• **AIM OF THE EXERCISE**
Quote the data exactly, first line to the line containing "return 1 - y / H", with no pictures.

• **RECORDED INFORMATION**
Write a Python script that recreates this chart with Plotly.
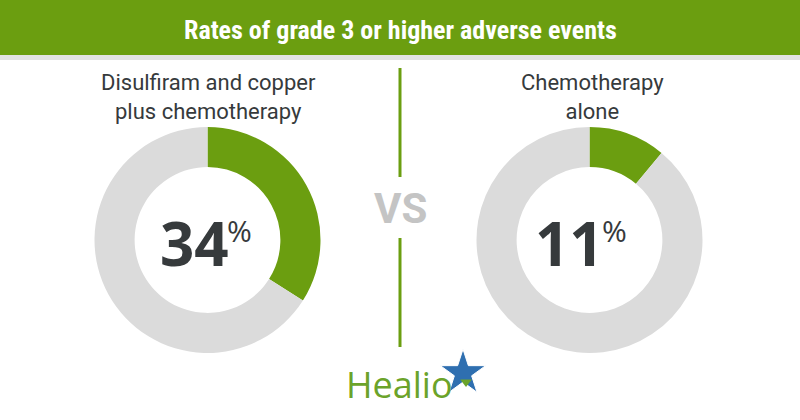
import plotly.graph_objects as go

title = "Rates of grade 3 or higher adverse events"
groups = ["Disulfiram and copper<br>plus chemotherapy", "Chemotherapy<br>alone"]
rates = [34, 11]
slice_labels = ["Grade ≥3 adverse events", "Other"]

GREEN = "#6b9e10"
GRAY = "#dbdbdb"
DARK = "#363a3c"
W, H = 800, 420

def px(x):
    return x / W

def py(y):
    return 1 - y / H

centers = [(207.5, 240), (589.5, 240)]
R = 113

fig = go.Figure()
for (cx, cy), r in zip(centers, rates):
    fig.add_trace(go.Pie(
        values=[r, 100 - r], labels=slice_labels, sort=False, direction="clockwise",
        rotation=0, hole=0.645, textinfo="none", hoverinfo="label+percent",
        marker=dict(colors=[GREEN, GRAY], line=dict(width=0)),
        domain=dict(x=[px(cx - R), px(cx + R)], y=[py(cy + R), py(cy - R)]),
        showlegend=False,
    ))

shapes = [
    dict(type="rect", xref="paper", yref="paper", x0=0, x1=1, y0=py(55), y1=1,
         fillcolor=GREEN, line=dict(width=0), layer="below"),
    dict(type="rect", xref="paper", yref="paper", x0=0, x1=1, y0=py(60), y1=py(55),
         fillcolor="#e3e3e3", line=dict(width=0), layer="below"),
    dict(type="line", xref="paper", yref="paper", x0=0.5, x1=0.5, y0=py(68), y1=py(177),
         line=dict(color=GREEN, width=3)),
    dict(type="line", xref="paper", yref="paper", x0=0.5, x1=0.5, y0=py(238), y1=py(347),
         line=dict(color=GREEN, width=3)),
]

annotations = [
    dict(text="<b>" + title + "</b>", x=0.5, y=py(30), xref="paper", yref="paper",
         showarrow=False, xanchor="center", yanchor="middle",
         font=dict(family="Liberation Sans Narrow, Roboto Condensed, Roboto", size=26, color="white")),
    dict(text="<b>VS</b>", x=0.5, y=py(208), xref="paper", yref="paper", showarrow=False,
         xanchor="center", yanchor="middle",
         font=dict(family="Roboto, Open Sans", size=42, color="#c4c4c4")),
    dict(text="Healio", x=px(399), y=py(384), xref="paper", yref="paper", showarrow=False,
         xanchor="center", yanchor="middle",
         font=dict(family="Open Sans", size=36, color="#6ba32a")),
]

label_x = [208, 592]
num_split = [229, 604]
for lx, ns, g, r in zip(label_x, num_split, groups, rates):
    annotations.append(dict(text=g, x=px(lx), y=py(97), xref="paper", yref="paper",
                            showarrow=False, xanchor="center", yanchor="middle",
                            font=dict(family="Roboto", size=22, color=DARK)))
    annotations.append(dict(text="<b>%d</b>" % r, x=px(ns + 2), y=py(243), xref="paper", yref="paper",
                            showarrow=False, xanchor="right", yanchor="middle",
                            font=dict(family="Open Sans, Roboto", size=60, color=DARK)))
    annotations.append(dict(text="%", x=px(ns - 4), y=py(230), xref="paper", yref="paper",
                            showarrow=False, xanchor="left", yanchor="middle",
                            font=dict(family="Open Sans, Roboto", size=30, color=DARK)))

# logo star
fig.add_trace(go.Scatter(x=[px(463)], y=[py(373)], mode="markers", xaxis="x", yaxis="y",
                         marker=dict(symbol="star", size=34, color="#2f6fb0",
                                     line=dict(color="white", width=1)),
                         hoverinfo="skip", showlegend=False))
fig.add_trace(go.Scatter(x=[px(466)], y=[py(382)], mode="markers", xaxis="x", yaxis="y",
                         marker=dict(symbol="triangle-down", size=10, color="#6ba32a"),
                         hoverinfo="skip", showlegend=False))

fig.update_layout(
    width=W, height=H, margin=dict(l=0, r=0, t=0, b=0),
    paper_bgcolor="white", plot_bgcolor="rgba(0,0,0,0)",
    xaxis=dict(range=[0, 1], visible=False, domain=[0, 1], fixedrange=True),
    yaxis=dict(range=[0, 1], visible=False, domain=[0, 1], fixedrange=True),
    shapes=shapes, annotations=annotations,
)

fig.write_html("out.html", config={"displayModeBar": False},
               post_script="document.body.style.margin='0';document.body.style.overflow='hidden';")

• **COMPLETE OUTPUT**
Write a Python script that recreates this chart with Plotly.
import plotly.graph_objects as go

title = "Rates of grade 3 or higher adverse events"
groups = ["Disulfiram and copper<br>plus chemotherapy", "Chemotherapy<br>alone"]
rates = [34, 11]
slice_labels = ["Grade ≥3 adverse events", "Other"]

GREEN = "#6b9e10"
GRAY = "#dbdbdb"
DARK = "#363a3c"
W, H = 800, 420

def px(x):
    return x / W

def py(y):
    return 1 - y / H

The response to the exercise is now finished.